Adapun jawaban akademisnya adalah seperti
disampaikan oleh Menteri M. Nuh kepada Wakil Presiden Boediono: 1). Kurikulum
2006 terlalu padat, yang ditunjukkan dengan banyaknya mata pelajaran dan
banyak materi yang keluasan dan tingkat kesukarannya melampaui tingkat
perkembangan usia anak; 2). Kurikulum belum sepenuhnya berbasis kompetensi
sesuai dengan tuntutan fungsi dan tujuan pendidikan nasional; 3). Beberapa
kompetensi yang dibutuhkan sesuai dengan perkembangan kebutuhan (misalnya
pendidikan karakter, metodologi pembelajaran aktif, keseimbangan soft skills
dan hard skills, kewirausahaan) belum terakomodasi; 4). Kurikulum belum peka
dan tanggap terhadap perubahan sosial yang terjadi pada tingkat lokal,
nasional, maupun global, 5). Proses pembelajaran masih terpusat pada guru
(teacher-centered). 5). Standar penilaian belum mengarah pada penilaian
berbasis kompetensi (proses dan hasil) dan belum secara tegas menuntut adanya
remediasi secara berkala. 6). Dengan KTSP, diperlukan dokumen kurikulum yang
lebih terperinci agar tidak menimbulkan multitafsir.

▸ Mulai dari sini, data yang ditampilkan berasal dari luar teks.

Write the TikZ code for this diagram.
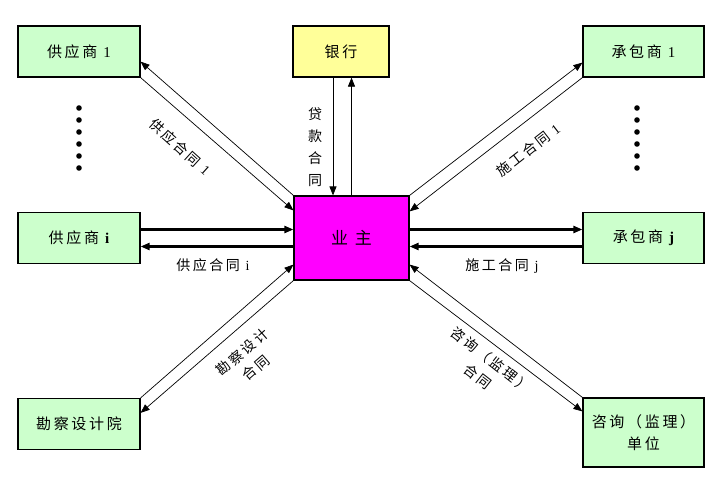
\documentclass[tikz,border=0pt]{standalone}
\usepackage{fontspec}
\setmainfont{Liberation Serif}
\newfontfamily\cjk[LetterSpace=18]{Noto Sans CJK SC}
\usepackage{tikz}
\usetikzlibrary{arrows.meta,positioning}
\definecolor{lgreen}{RGB}{204,255,204}
\definecolor{lyellow}{RGB}{255,255,153}
\definecolor{pmag}{RGB}{255,0,255}

\begin{document}
\begin{tikzpicture}[x=1pt,y=-1pt,
  blk/.style={draw,line width=1.2pt,fill=lgreen,minimum width=122pt,minimum height=51pt,align=center,inner sep=0pt,font={\cjk\fontsize{15}{22}\selectfont}},
  bnk/.style={blk,fill=lyellow,minimum width=96pt},
  own/.style={blk,fill=pmag,minimum width=115pt,minimum height=84pt,font={\cjk\fontsize{17}{20}\selectfont}},
  arr/.style={-{Triangle[length=9pt,width=7pt]},line width=0.7pt},
  harr/.style={arr,line width=2.2pt},
  lbl/.style={align=center,inner sep=0pt,font={\cjk\fontsize{14}{21}\selectfont}}]
  \useasboundingbox (0,0) rectangle (716,477);
  \node[blk] (s1) at (79,51.5) {供应商 {\rmfamily 1}};
  \node[blk] (si) at (79,238) {供应商 {\rmfamily\bfseries i}};
  \node[blk] (kc) at (79,424) {勘察设计院};
  \node[bnk] (bank) at (341,51.5) {银行};
  \node[own] (owner) at (351.5,238) {业 主};
  \node[blk,minimum width=121pt] (c1) at (643.5,51.5) {承包商 {\rmfamily 1}};
  \node[blk,minimum width=121pt] (cj) at (643.5,238) {承包商 {\rmfamily\bfseries j}};
  \node[blk,minimum width=121pt,minimum height=69pt] (zx) at (643.5,432.5) {咨询（监理）\\单位};
  % dots between the numbered parties
  \foreach \y in {108,120,132,144,156,168} {
    \fill (79,\y) circle (2.8pt);
    \fill (637,\y) circle (2.8pt);
  }
  % bank
  \draw[arr] ([xshift=-8pt]bank.south) -- ([xshift=-8pt]bank.south |- owner.north);
  \draw[arr] (owner.north) -- (owner.north |- bank.south);
  \node[lbl,font={\cjk\fontsize{14}{22}\selectfont}] (loan) at (315,147) {贷\\款\\合\\同};
  % suppliers
  \draw[arr] (owner.north west) -- ([yshift=16pt]s1.south east);
  \draw[arr] (s1.south east) -- ([yshift=-15pt]owner.north west);
  \node[lbl,rotate=-42] (sup1) at (180,147) {供应合同 {\rmfamily 1}};
  \draw[harr] ([yshift=8.5pt]si.east) -- ([yshift=8.5pt]si.east -| owner.west);
  \draw[harr] ([yshift=-8.5pt]owner.west) -- ([yshift=-8.5pt]owner.west -| si.east);
  \node[lbl] (supi) at (213,265) {供应合同 {\rmfamily i}};
  % contractors
  \draw[arr] (owner.north east) -- ([yshift=15pt]c1.south west);
  \draw[arr] (c1.south west) -- ([yshift=-16pt]owner.north east);
  \node[lbl,rotate=38] (con1) at (528,150) {施工合同 {\rmfamily 1}};
  \draw[harr] ([yshift=8.5pt]owner.east) -- ([yshift=8.5pt]owner.east -| cj.west);
  \draw[harr] ([yshift=-8.5pt]cj.west) -- ([yshift=-8.5pt]cj.west -| owner.east);
  \node[lbl] (conj) at (502,266) {施工合同 {\rmfamily j}};
  % design institute and consultant
  \draw[arr] (kc.north east) -- ([yshift=16pt]owner.south west);
  \draw[arr] (owner.south west) -- ([yshift=-15pt]kc.north east);
  \node[lbl,rotate=41] (des) at (249,360) {勘察设计\\合同};
  \draw[arr] (zx.north west) -- ([yshift=16pt]owner.south east);
  \draw[arr] (owner.south east) -- ([yshift=-14pt]zx.north west);
  \node[lbl,rotate=-38] (sv) at (484,368) {咨询（监理）\\合同};
\end{tikzpicture}
\end{document}
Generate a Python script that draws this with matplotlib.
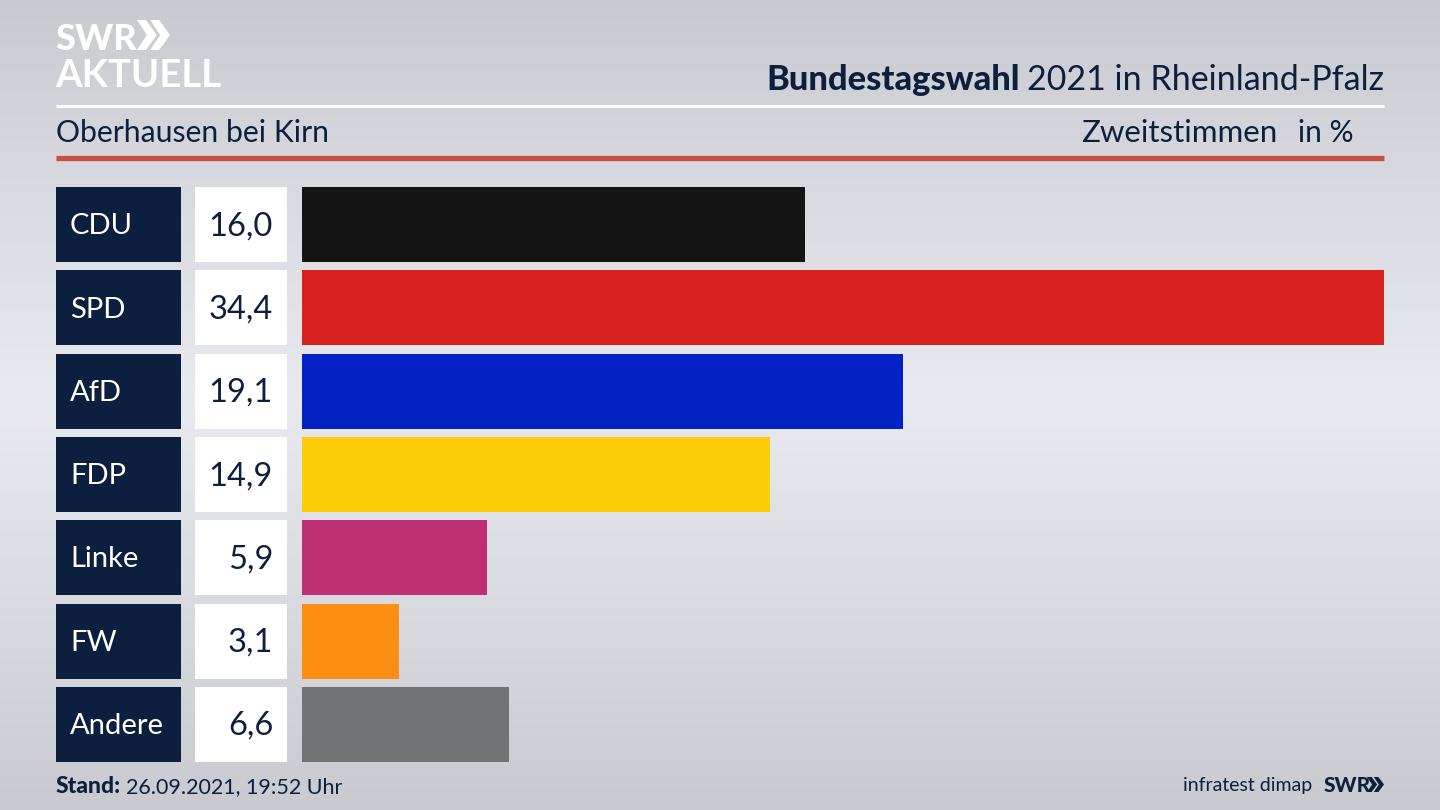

Pemerintah ingin agar kurikulum di masa
mendatang lebih sederhana, proses pembelajaran berpusat pada peserta didik
(student-centered active learning), sifat pembelajarannya kontekstual, dan
buku teks memuat materi serta proses pembelajaran, sistem penilaian, dan
kompetensi yang diharapkan. Adapun strategi peningkatan efektivitas pembelajaran
dilakukan melalui pembelajaran yang mengedepankan pengalaman personal melalui
observasi (menyimak, melihat, membaca, mendengar), asosiasi, bertanya,
menyimpulkan, dan mengkomunikasikan. Elemen-elemen yang berubah adalah
standar kompetensi kelulusan, standar isi, standar proses, dan standar
penilaian.
Namun apa yang disebut dengan
"penyempurnaan" itu sesungguhnya adalah pergantian kurikulum,
karena implikasinya akan terjadi pergantian buku pelajaran. Bagi masyarakat,
pergantian buku pelajaran itulah bukti terjadinya perubahan kurikulum.
Perubahan kurikulum menimbulkan resistansi, karena hal itu berarti biaya baru
yang harus dikeluarkan oleh masyarakat dengan keharusan membeli buku-buku
baru.
Menghapus IPA-IPS?
Isu aktual yang menyertai perubahan
kurikulum ini adalah masalah penghapusan mata pelajaran IPA dan IPS untuk
tingkat SD. Betulkah IPA dan IPS akan dihapuskan dari pelajaran di SD? Bila
betul, apakah ini bukan suatu kemunduran? Penulis sering mendapat pertanyaan
tersebut dari para jurnalis.
Betul, sebagai wacana, sempat muncul
gagasan penghapusan mata pelajaran IPA-IPS di SD. Tapi gagasan tersebut
menimbulkan sikap pro dan kontra. Bagi yang setuju, materi pelajaran IPA-IPS
diintegrasikan ke mata pelajaran lain, seperti agama, PPKN, bahasa Indonesia,
dan matematika kelas I-VI, sehingga dapat mengurangi beban anak-anak SD,
karena terjadi penyederhanaan mata pelajaran. Bagi mereka, anak SD yang
penting dapat membaca, menulis, dan berhitung. Sedangkan bagi mereka yang
tidak setuju, integrasi IPA/IPS kelas I-VI itu akan menciptakan pendangkalan
pemahaman terhadap IPA/IPS. Padahal, untuk mengatasi ketertinggalan dari
negara-negara maju, Indonesia justru harus menguasai IPA sejak dini. IPA itu
mengajarkan berpikir rasional. Agar tercipta masyarakat yang rasional, anak
harus mengenal IPA sejak dini. Selain itu, prestasi kita di TIMSS dan PISA
selama ini masih rendah. Dengan pengintegrasian IPA dari kelas I hingga VI,
prestasi di TIMSS dan PISA akan semakin menurun. Padahal perubahan kurikulum
ini dimaksudkan mengejar prestasi di TIMSS dan PISA tersebut.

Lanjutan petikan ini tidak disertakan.